While Hampton worked for Goodman in New York, he recorded with several different small groups known as the Lionel Hampton Orchestra as well as assorted small groups within the Goodman band. In the early 40s he left the Goodman organization to form his own touring band.

Beginning in the mid-1980s, Hampton and his band started playing at the University of Idaho's jazz concert, which in 1985 was renamed the Lionel Hampton Jazz Festival. In 1987 the University's music school was renamed the Lionel Hampton School of Music, the first and only university music school to be named for a jazz musician.

His wife Gladys was his manager throughout much of his career. Many musicians recall that Lionel ran the music and Gladys ran the business.

Hampton was a member of Alpha Phi Alpha, the first intercollegiate Greek-letter fraternity established for African Americans.

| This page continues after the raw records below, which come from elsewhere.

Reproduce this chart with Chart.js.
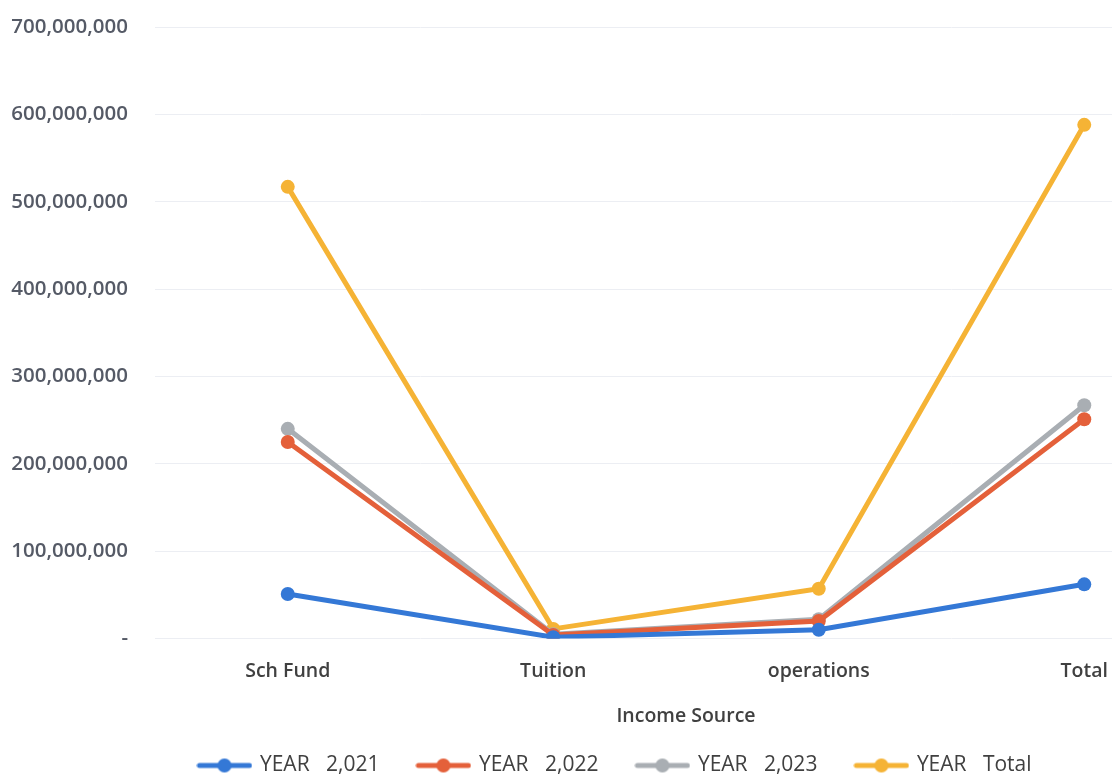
<!DOCTYPE html>
<html>
<head>
<meta charset="utf-8">
<script src="https://cdn.jsdelivr.net/npm/chart.js@4.4.1/dist/chart.umd.min.js"></script>
<style>
  html, body { margin: 0; padding: 0; background: #ffffff; overflow: hidden; }
  #wrap { width: 1234px; height: 775px; }
</style>
</head>
<body>
<div id="wrap"><canvas id="chart" width="1234" height="775"></canvas></div>
<script>
// Income by source, per year and combined
const categories = ['Sch Fund', 'Tuition', 'operations', 'Total'];
const year2021 = [51000000, 1500000, 10000000, 62000000];
const year2022 = [225000000, 4000000, 20000000, 251000000];
const year2023 = [240000000, 5000000, 22000000, 267000000];
const yearTotal = [517000000, 11000000, 57000000, 588000000];
const seriesNames = ['YEAR   2,021', 'YEAR   2,022', 'YEAR   2,023', 'YEAR   Total'];
const seriesColors = ['#3478d6', '#e4603a', '#a9aeb3', '#f5b335'];
const yTicks = [0, 100000000, 200000000, 300000000, 400000000, 500000000, 600000000, 700000000];

// Legend swatch: short line with a dot in the middle
function swatch(color) {
  const c = document.createElement('canvas');
  c.width = 56; c.height = 16;
  const g = c.getContext('2d');
  g.strokeStyle = color; g.lineWidth = 5; g.lineCap = 'round';
  g.beginPath(); g.moveTo(3, 8); g.lineTo(53, 8); g.stroke();
  g.fillStyle = color;
  g.beginPath(); g.arc(28, 8, 7, 0, Math.PI * 2); g.fill();
  return c;
}

const seriesData = [year2021, year2022, year2023, yearTotal];
const datasets = seriesData.map((d, i) => ({
  label: seriesNames[i],
  data: d,
  borderColor: seriesColors[i],
  backgroundColor: seriesColors[i],
  borderWidth: 5,
  pointRadius: 7,
  pointHoverRadius: 7,
  pointBorderWidth: 0,
  tension: 0,
  fill: false
}));

const fmt = v => v === 0 ? '-' : v.toLocaleString('en-US');

// Legend strip takes a fixed 52px in the layout; its drawing box is then moved and enlarged
const legendPlacement = {
  id: 'legendPlacement',
  afterInit(chart) {
    const lg = chart.legend;
    if (!lg) return;
    const fit = lg.fit;
    lg.fit = function () { fit.call(this); this.height = 52; };
  },
  afterLayout(chart) {
    const lg = chart.legend;
    if (!lg) return;
    lg.left += 7;
    lg.right += 7;
    lg.top -= 7;
    lg.height = 90;
    lg.bottom = lg.top + 90;
  }
};

new Chart(document.getElementById('chart'), {
  type: 'line',
  data: { labels: categories, datasets: datasets },
  plugins: [legendPlacement],
  options: {
    responsive: false,
    animation: false,
    layout: { padding: { top: 0, right: 17, left: 0, bottom: 0 } },
    plugins: {
      tooltip: { enabled: false },
      legend: {
        position: 'bottom',
        labels: {
          usePointStyle: true,
          pointStyleWidth: 50,
          padding: 39,
          font: { family: 'Open Sans', size: 21, weight: 'normal' },
          color: '#404040',
          generateLabels: chart => chart.data.datasets.map((ds, i) => ({
            text: ds.label,
            pointStyle: swatch(seriesColors[i]),
            fillStyle: seriesColors[i],
            strokeStyle: seriesColors[i],
            lineWidth: 0,
            datasetIndex: i,
            hidden: false,
            fontColor: '#404040'
          }))
        }
      }
    },
    scales: {
      x: {
        offset: true,
        afterFit: axis => { axis.height = 84.5; },
        grid: { display: false },
        border: { display: false },
        ticks: {
          padding: 13,
          color: '#404040',
          font: { family: 'Open Sans', size: 19.5, weight: '600' }
        },
        title: {
          display: true,
          text: 'Income Source',
          color: '#404040',
          padding: { top: 0, bottom: -3 },
          font: { family: 'Open Sans', size: 19.5, weight: '600', lineHeight: 1 }
        }
      },
      y: {
        min: 0,
        max: 700000000,
        afterBuildTicks: axis => { axis.ticks = yTicks.map(v => ({ value: v })); },
        afterFit: axis => { axis.width = 155; axis.paddingTop = 27; },
        grid: { color: '#eceef3', lineWidth: 1, drawTicks: false },
        border: { display: false },
        ticks: {
          padding: 27,
          color: '#555a66',
          font: { family: 'Open Sans', size: 20.5, weight: '600' },
          callback: v => fmt(v)
        }
      }
    }
  }
});
</script>
</body>
</html>
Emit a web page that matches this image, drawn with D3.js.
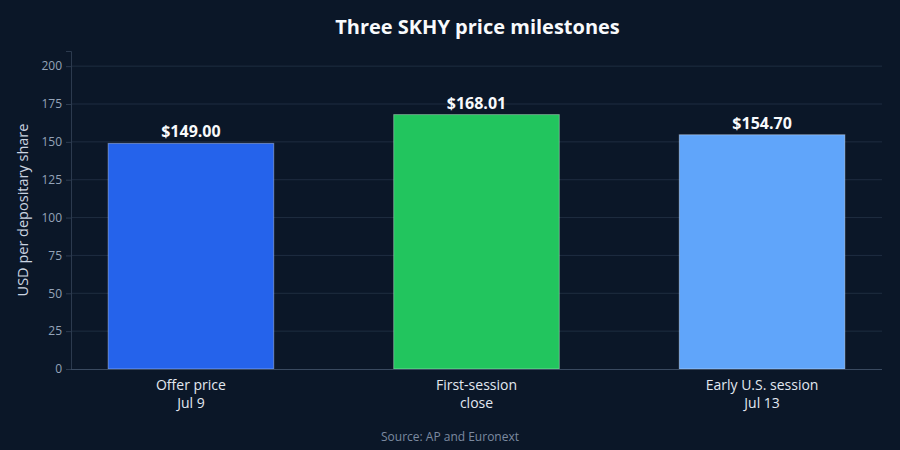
<!DOCTYPE html>
<html><head><meta charset="utf-8">
<script src="https://cdn.jsdelivr.net/npm/d3@7"></script>
<style>
html,body{margin:0;padding:0;background:#0b1728;}
svg{display:block;font-family:"Open Sans","Noto Sans",sans-serif;}
</style></head>
<body>
<svg id="chart" width="900" height="450"></svg>
<script>
const categories = [["Offer price","Jul 9"],["First-session","close"],["Early U.S. session","Jul 13"]];
const values = [149.00, 168.01, 154.70];
const valueLabels = ["$149.00","$168.01","$154.70"];
const yTicks = [0,25,50,75,100,125,150,175,200];
const colors = ["#2563eb","#22c55e","#60a5fa"];

const W=900,H=450;
const m={top:51,right:18,bottom:81,left:71};
const svg=d3.select("#chart");
svg.append("rect").attr("width",W).attr("height",H).attr("fill","#0b1728");

const x=d3.scaleBand().domain(d3.range(categories.length)).range([m.left,W-m.right]).paddingInner(0.42).paddingOuter(0.13);
const y=d3.scaleLinear().domain([0,210]).range([H-m.bottom,m.top]);

// gridlines
svg.append("g").selectAll("line").data(yTicks.filter(d=>d>0)).join("line")
  .attr("x1",m.left).attr("x2",W-m.right)
  .attr("y1",d=>y(d)).attr("y2",d=>y(d))
  .attr("stroke","#1f2d40").attr("stroke-width",1);

// y axis
const ya=svg.append("g").attr("transform",`translate(${m.left},0)`)
  .call(d3.axisLeft(y).tickValues(yTicks).tickSize(5).tickPadding(4));
ya.select(".domain").attr("stroke","#2c3a4e");
ya.selectAll(".tick line").attr("stroke","#2c3a4e");
ya.selectAll("text").attr("fill","#94a3b8").style("font-size","12px").style("font-family","'Open Sans',sans-serif");

// bars
svg.append("g").selectAll("rect").data(values).join("rect")
  .attr("x",(d,i)=>x(i)).attr("width",x.bandwidth())
  .attr("y",d=>y(d)).attr("height",d=>y(0)-y(d))
  .attr("fill",(d,i)=>colors[i])
  .attr("stroke","rgba(255,255,255,0.35)").attr("stroke-width",1);

// x axis line
svg.append("line").attr("x1",m.left).attr("x2",W-m.right)
  .attr("y1",y(0)+0.5).attr("y2",y(0)+0.5).attr("stroke","#3a4a60").attr("stroke-width",1);

// value labels
svg.append("g").selectAll("text").data(values).join("text")
  .attr("x",(d,i)=>x(i)+x.bandwidth()/2).attr("y",d=>y(d)-6)
  .attr("text-anchor","middle").attr("fill","#f8fafc")
  .style("font-size","16px").style("font-weight","700")
  .text((d,i)=>valueLabels[i]);

// category labels
const cl=svg.append("g").selectAll("text").data(categories).join("text")
  .attr("text-anchor","middle").attr("fill","#e2e8f0").style("font-size","14px");
cl.each(function(lines,i){
  const t=d3.select(this);
  lines.forEach((ln,j)=>{
    t.append("tspan").attr("x",x(i)+x.bandwidth()/2).attr("y",y(0)+21+j*18).text(ln);
  });
});

// y-axis title
svg.append("text").attr("transform",`translate(28,${(m.top+y(0))/2}) rotate(-90)`)
  .attr("text-anchor","middle").attr("fill","#cbd5e1").style("font-size","14.5px")
  .text("USD per depositary share");

// title
svg.append("text").attr("x",(m.left+W-m.right)/2+1).attr("y",34)
  .attr("text-anchor","middle").attr("fill","#f8fafc")
  .style("font-size","20px").style("font-weight","700")
  .text("Three SKHY price milestones");

// source
svg.append("text").attr("x",W/2).attr("y",441)
  .attr("text-anchor","middle").attr("fill","#7c8aa0").style("font-size","12px")
  .text("Source: AP and Euronext");
</script>
</body></html>
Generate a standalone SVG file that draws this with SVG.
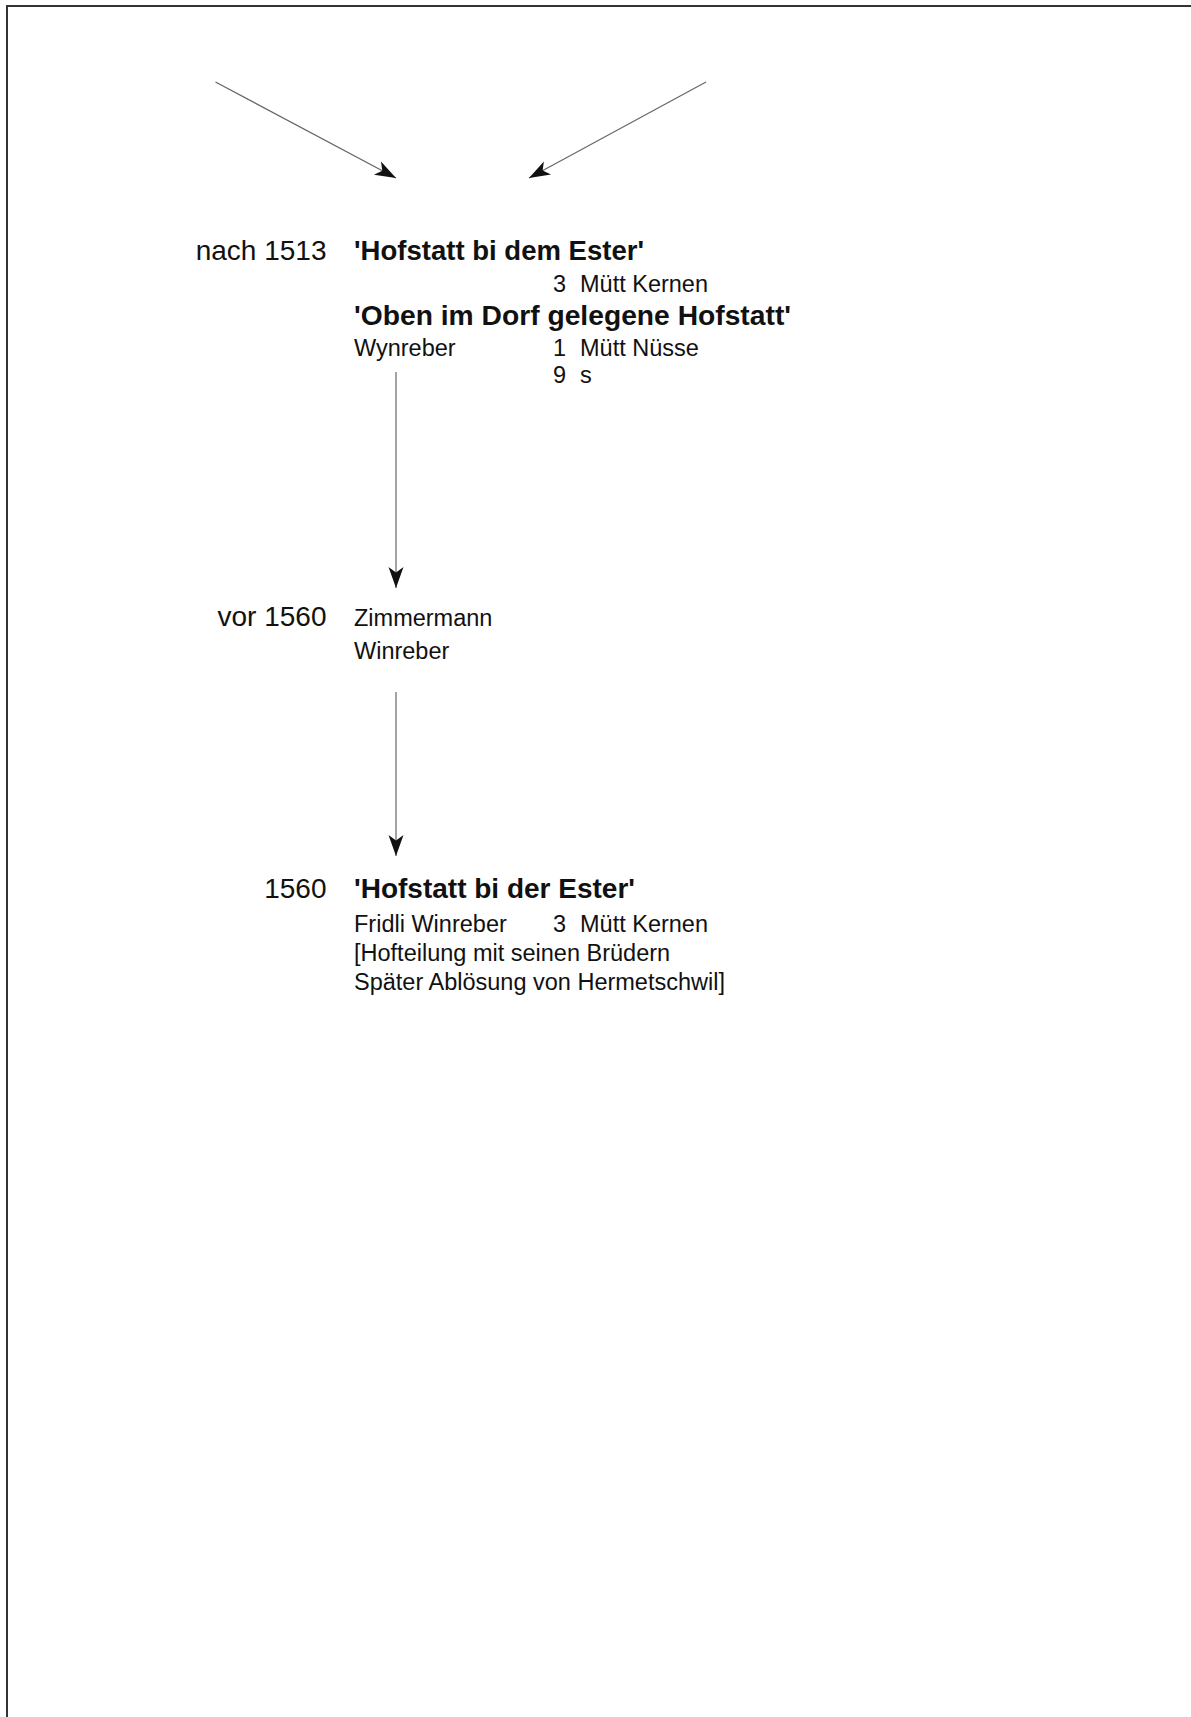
<svg xmlns="http://www.w3.org/2000/svg" width="1191" height="1717" viewBox="0 0 1191 1717">
<style>
text{font-family:"Liberation Sans",Arial,sans-serif;fill:#111}
.yr{font-size:28px;text-anchor:end}
.tt{font-size:27.8px;font-weight:bold}
.tx{font-size:23.5px}
.ln{stroke:#666;stroke-width:1.2;fill:none}
.fr{stroke:#333;stroke-width:2;fill:none}
</style>
<defs>
<marker id="ah" markerUnits="userSpaceOnUse" markerWidth="24" markerHeight="18" refX="0" refY="0" viewBox="-22 -9 24 18" orient="auto" overflow="visible">
<path d="M0,0 L-21,-7.5 L-15.5,0 L-21,7.5 Z" fill="#111"/>
</marker>
</defs>
<rect width="1191" height="1717" fill="#fff"/>
<g id="frame">
<path class="fr" d="M7,1717 L7,6 L1191,6"/>
</g>
<g id="connectors">
<line class="ln" x1="215.5" y1="82" x2="396" y2="178" marker-end="url(#ah)"/>
<line class="ln" x1="706" y1="82" x2="529" y2="178" marker-end="url(#ah)"/>
<line class="ln" x1="396" y1="372" x2="396" y2="588" marker-end="url(#ah)"/>
<line class="ln" x1="396" y1="692" x2="396" y2="856" marker-end="url(#ah)"/>
</g>
<g id="node-1513">
<text class="yr" x="326.5" y="259.5">nach 1513</text>
<text class="tt" x="354" y="259.5" textLength="290" lengthAdjust="spacingAndGlyphs">'Hofstatt bi dem Ester'</text>
<text class="tx" x="553" y="292">3</text>
<text class="tx" x="580" y="292">Mütt Kernen</text>
<text class="tt" x="354" y="325" textLength="437" lengthAdjust="spacingAndGlyphs">'Oben im Dorf gelegene Hofstatt'</text>
<text class="tx" x="354" y="355.5">Wynreber</text>
<text class="tx" x="553" y="355.5">1</text>
<text class="tx" x="580" y="355.5">Mütt Nüsse</text>
<text class="tx" x="553" y="383">9</text>
<text class="tx" x="580" y="383">s</text>
</g>
<g id="node-vor1560">
<text class="yr" x="326.5" y="626">vor 1560</text>
<text class="tx" x="354" y="626">Zimmermann</text>
<text class="tx" x="354" y="659">Winreber</text>
</g>
<g id="node-1560">
<text class="yr" x="326.5" y="898">1560</text>
<text class="tt" x="354" y="898" textLength="281" lengthAdjust="spacingAndGlyphs">'Hofstatt bi der Ester'</text>
<text class="tx" x="354" y="931.5">Fridli Winreber</text>
<text class="tx" x="553" y="931.5">3</text>
<text class="tx" x="580" y="931.5">Mütt Kernen</text>
<text class="tx" x="354" y="961">[Hofteilung mit seinen Brüdern</text>
<text class="tx" x="354" y="990">Später Ablösung von Hermetschwil]</text>
</g>
</svg>
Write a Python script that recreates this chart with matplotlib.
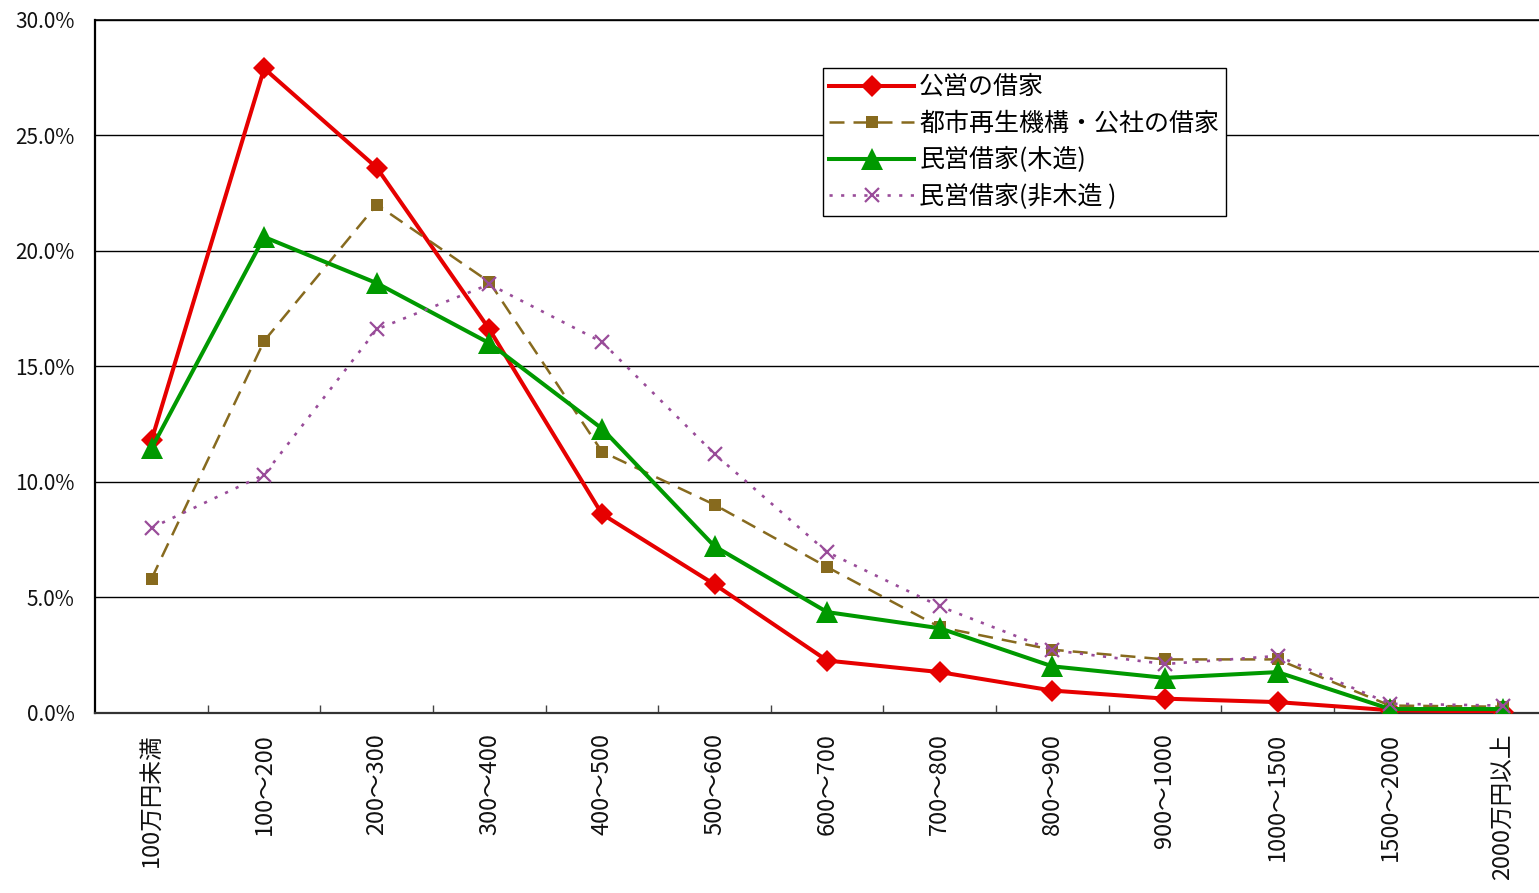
import matplotlib
matplotlib.use("Agg")
import matplotlib.pyplot as plt
from matplotlib.ticker import FixedLocator, FuncFormatter

plt.rcParams['font.family'] = ['Noto Sans CJK JP', 'DejaVu Sans']

# Income brackets (10,000 yen)
categories = ["100万円未満", "100～200", "200～300", "300～400", "400～500",
              "500～600", "600～700", "700～800", "800～900", "900～1000",
              "1000～1500", "1500～2000", "2000万円以上"]

# Share of households in each bracket (%)
public_housing = [11.8, 27.9, 23.6, 16.6, 8.6, 5.55, 2.25, 1.75, 0.95, 0.6, 0.45, 0.1, 0.03]
ur_corp_housing = [5.8, 16.1, 22.0, 18.65, 11.3, 9.0, 6.3, 3.7, 2.72, 2.3, 2.3, 0.3, 0.25]
private_wooden = [11.45, 20.6, 18.6, 16.0, 12.3, 7.2, 4.35, 3.65, 2.0, 1.5, 1.75, 0.15, 0.15]
private_nonwooden = [8.0, 10.3, 16.6, 18.55, 16.05, 11.2, 6.95, 4.6, 2.7, 2.1, 2.45, 0.38, 0.3]

series_names = ["公営の借家", "都市再生機構・公社の借家", "民営借家(木造)", "民営借家(非木造 )"]

y_ticks = [0, 5, 10, 15, 20, 25, 30]

W, H = 1539, 893
fig = plt.figure(figsize=(W / 100, H / 100), dpi=100)
left, right, top, bottom = 95.3, 1559, 20, 712.5
ax = fig.add_axes([left / W, (H - bottom) / H, (right - left) / W, (bottom - top) / H])

x = list(range(len(categories)))

ax.plot(x, public_housing, color='#E60000', lw=2.9, marker='D', markersize=11,
        markeredgewidth=0, label=series_names[0], zorder=3)
ax.plot(x, ur_corp_housing, color='#876A1E', lw=1.8, dashes=(6, 3.6), marker='s',
        markersize=8.5, markeredgewidth=0, label=series_names[1], zorder=4)
ax.plot(x, private_wooden, color='#009900', lw=2.9, marker='^', markersize=16,
        markeredgewidth=0, label=series_names[2], zorder=5)
ax.plot(x, private_nonwooden, color='#994C99', lw=1.9, dashes=(1.2, 3.2), marker='x',
        markersize=9.5, markeredgewidth=1.6, label=series_names[3], zorder=6)

ax.set_xlim(-0.5, len(categories) - 0.5)
ax.set_ylim(0, 30)

ax.yaxis.set_major_locator(FixedLocator(y_ticks))
ax.yaxis.set_major_formatter(FuncFormatter(lambda v, p: f"{v:.1f}%"))
ax.yaxis.grid(True, color='black', lw=1.0)
ax.set_axisbelow(True)
ax.tick_params(axis='y', length=0, pad=15, labelsize=15, labelcolor='#111111')

ax.set_xticks(x)
ax.set_xticklabels(categories, rotation=90, va='top', ha='center')
ax.set_xticks([i + 0.5 for i in range(len(categories))], minor=True)
ax.tick_params(axis='x', which='major', length=0, pad=15, labelsize=17, labelcolor='#111111')
ax.tick_params(axis='x', which='minor', length=5.8, width=1.0, direction='in', color='#444444')

for side in ('left', 'top', 'bottom'):
    ax.spines[side].set_color('black')
ax.spines['left'].set_linewidth(1.6)
ax.spines['bottom'].set_linewidth(1.6)
ax.spines['bottom'].set_color('#333333')
ax.spines['top'].set_linewidth(1.2)
ax.spines['right'].set_visible(False)

leg = ax.legend(loc='upper left', bbox_to_anchor=(823 / W, 1 - 68 / H),
                bbox_transform=fig.transFigure, borderaxespad=0, fontsize=18,
                frameon=True, fancybox=False, shadow=False, framealpha=1,
                edgecolor='black', numpoints=1, handlelength=3.4,
                handletextpad=0.2, labelspacing=0.42, borderpad=0.25)
leg.get_frame().set_linewidth(1.0)

fig.savefig('out.png', dpi=100)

Lionel Hampton died from congestive heart failure in New York City, and is interred in the Woodlawn Cemetery, Bronx, New York.

[edit] Music

During a 1930 recording date in the NBC studios in Los Angeles, Louis Armstrong discovered a vibraphone (similar to a xylophone, but with metal bars and a tremolo mechanism). He asked Hampton if he could play it. Hampton, who knew how to play the xylophone, tried it and they agreed to record a few records with Hamp on vibes. Hampton is credited with popularizing the vibraphone as a jazz instrument.

Those who played with Hampton's band at one time or another: Illinois Jacquet, Dexter Gordon, Ernie Royal, Jack McVea, Charlie Mingus, Monk Montgomery, Wes Montgomery, Quincy Jones, Benny Golson, Fats Navarro, Kenny Dorham, Clifford Brown, Dinah Washington, Betty Carter, Joe Williams, Arnett Cobb, Earl Bostic, and John Colianni.

Hampton was known for his tireless energy and skill on the vibes, drums, and two-fingered piano. The bars on the vibraphone are laid out like the piano; Hampton played both instruments in the same way. He also had a trademark on the drums of displaying acrobatics with his sticks. Sometimes he would juggle, flip and twirl as many as 5-6 drumsticks and still play without missing a beat.

Hampton's 1942 recording of "Flying Home" with Jacquet's famous honking tenor sax solo, later refined and expanded by Cobb in 1946, is sometimes deemed the first rock and roll record. Quincy Jones once stated that Hamp was like a rock and roll musician in that "Hamp would go for the throat every night and the people would freak out".